Yeah, supposing your compiler uses 16bit ints and 32bit pointers, obviously I have to agree that casting a pointer to an int will result in truncation of all pointers representing addresses >= 64k. Such code wouldn’t even be “17 bit clean”, much less “32bit clean”.

2020-03-08 4:07 am
acobar
LZ4 with squashfs and overlayfs is a fantastic combination to mount compressed documentation, to be used by zeal or from devdocs on linux.

2020-03-11 3:54 pm
phoenix
SquashFS + Network Block Device (nbd) make for a much more performant alternative to NFS, as well. 🙂 At least for read-only filesystems like /, /usr, and the like; for diskless workstations booting off the network.

2020-03-11 7:45 pm
Alfman verbose=1
phoenix
SquashFS + Network Block Device (nbd) make for a much more performant alternative to NFS, as well.
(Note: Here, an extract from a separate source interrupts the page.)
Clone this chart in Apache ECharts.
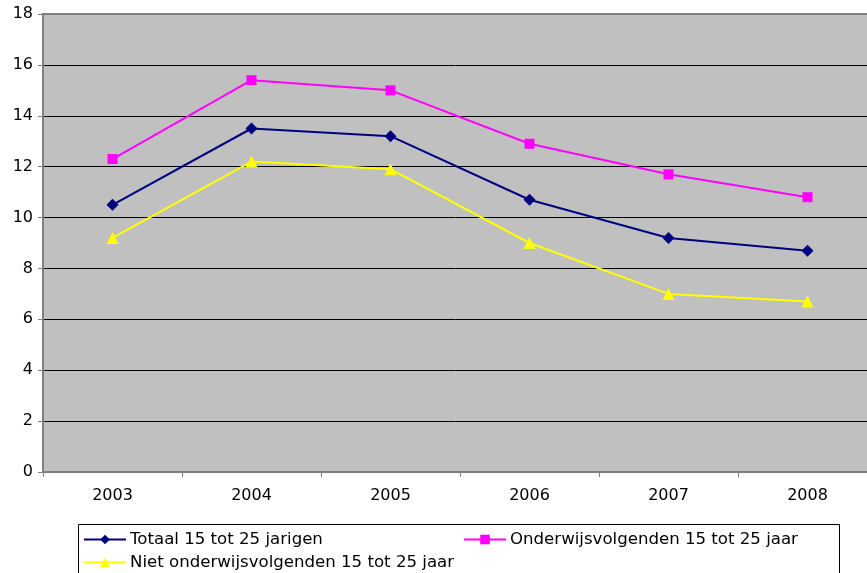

At least for read-only filesystems like /, /usr, and the like; for diskless workstations booting off the network.
I use squashfs with xz compression for my linux distro, no complaints there. However a long time ago I wanted something like nbd or iSCSI to boot up virtual machines on a different server than the ones with the disk image. I found nbd to be extremely unstable & unreliable. The long term goal was to use nbd to facilitate VM migration, but the linux kernel would become erratic and lock up once it connected to an nbd server, I had to give up on it. I’m thinking of trying it again if it is more stable now.

2020-03-08 10:26 am
hdjhfds
I thought rar rather than 7z occupied the second spot. But I guess it varies from industry to industry, country to country.

2020-03-08 4:38 am
Kochise
You forgot sit from the Macintosh

2020-03-08 4:00 pm
Alfman verbose=1
Kochise,
You forgot sit from the Macintosh
Ah, yes there’s probably a couple missing that I never encountered in DOS.
IBM PCs were so dominant when I was growing up and going to university that I had never actually seen an apple/mac store in person, Who knows, if I had then maybe I’d be a mac fanboy with praises for steve jobs, haha. I doubt it though because I’ve never put bill gates on a pedestal even though I’ve used many microsoft products. They’re just people with flaws like everyone else. I’ve always been more interested in the technology than the people. Looking back now, I think I would have been very intrigued by commodore even though I did not experience it at the time.

2020-03-08 4:55 pm
Kochise
I doubt that, DOS and Windows are so much more convenient to use and tweak. The file extension is enough to select the proper application of open the file, not in a Mac where it is a file metadata.

2020-03-09 12:24 pm
darknexus
I think “was” is the correct verb tense there. Ever since Mac OS X, file extensions have been the correct way to identify files. For a while the metadata method was still supported for backward compatibility however, which did lead to some rather odd issues at times where you did change the application to open a certain file type but one file in particular did not obey due to the creator metadata being set on it. I think it was in 10.6 that the metadata support was removed completely, however don’t quote me on that part.

2020-03-08 4:44 pm
jgfenix
In the DOS days I usted arj because it gave a bigger compression than zip.

2020-03-09 12:26 pm
darknexus
I liked jar in DOS (not to be confused with the .jar file format for Java), which was made by the same people who made arj and was intended to be its successor. The compression ratio, considering the time period, was unparalleled. It never really caught on though.

2020-03-17 1:18 am
SteveNordquist
…bunzip2, jpeg2000__, djvu, FractalView, various triangle and fan tile texture companding and normalizing things…
All pretty essential. Then there are encryptions and whether those would accept fallbacks in streams…
Things have really been hustled over by anticrypto factions and a pretty bogus federal certification for crypto.
As for the market…yeah, it’s not through fixing things somehow; I wonder if somewhere there’s a student ready to stand up and recite all the standard formats and compressions used in single-cell nucleosome sampling, GIS, post-hadoop dimensionalizing of big data…

2020-03-09 8:31 pm
Steve
I once wrote a GIF file encoder and decoder based only on the specification of the GIF format from CompuServ and Terry Welch’s IEEE article describing the LZW algorithm. In Fortran. Took a bit of head-scratching to figure out how LZW actually worked, given that the description of the algorithm, even though complete, was rather succinct.